É verdade que nem todas as pessoas estão dispostas a falar sobre suas alucinações. Não abertamente. É de se supor algumas delas, tenham receio de partilhar suas vivências por temer a rejeição social. O que não ocorre no contexto religioso em que essas experiências são valorizadas pelo grupo.
É algo para se pensar. O fato é que não há respostas prontas. O que os pesquisadores fazem é rastrear pistas. Uma que pode ajudar é descobrir o que veio primeiro: a prática religiosa ou a doença mental? A partir daí, é possível arriscar algumas conexões: “A religião está na origem do transtorno psiquiátrico ou pessoas com distúrbios é que buscam a religião como alívio?”, questiona Almeida.

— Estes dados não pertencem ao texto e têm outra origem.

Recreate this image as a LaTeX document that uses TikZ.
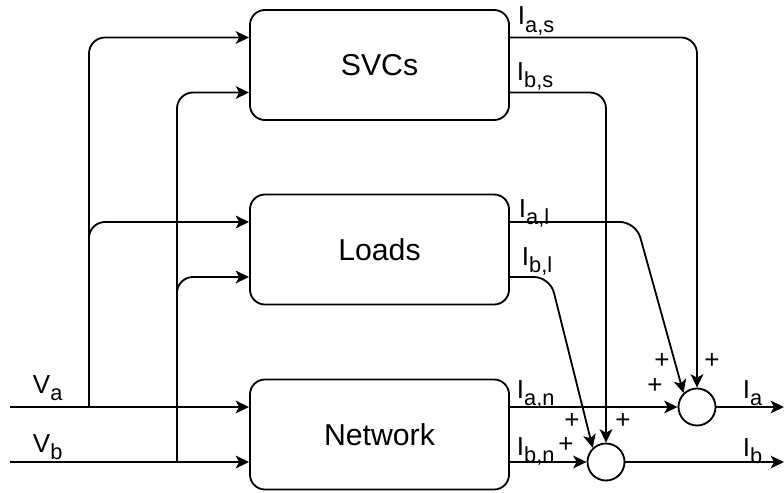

De qualquer modo, existe muita discussão em torno dos sinais que podem separar o “normal” do “anormal”. Isso vai depender do viés, dos padrões ditados por uma dada cultura. Uma forma flexível de encarar as crenças religiosas de cada paciente é o que os pesquisadores parecem defender: “É vital que a abordagem seja equilibrada e evite os extremos, por um lado, tomar como doentios os estados místicos ou, por outro lado, de tomar como espiritualidade os estados psicóticos e glorificar a doença”, reflete Louzã.
-Alento
Todo mundo conhece alguém que buscou religiões espiritualistas (kardecismo, umbanda e candomblé) com intuito específico de curar uma determinada doença. No Brasil, a prática é largamente difundida.
A possessão é vista com bons olhos. Dificilmente é encarada como um traço de instabilidade mental, como ocorre em países de forte cultura industrial, por exemplo. Entre os católicos (80% dos brasileiros), uma grande parcela se declara não-praticante (90% deles) e participa de cultos espíritas. A busca é livre.
Existiria um lado religioso e um lado médico? Há alguma distinção entre doença espiritual e doença material? Os líderes religiosos acreditam que sim. Essa visão, porém, não é compartilhada pela psiquiatria, que descarta a existência de uma fronteira entre doença da alma e a doença da mente. Para a psiquiatria, ou a doença existe ou ela não existe.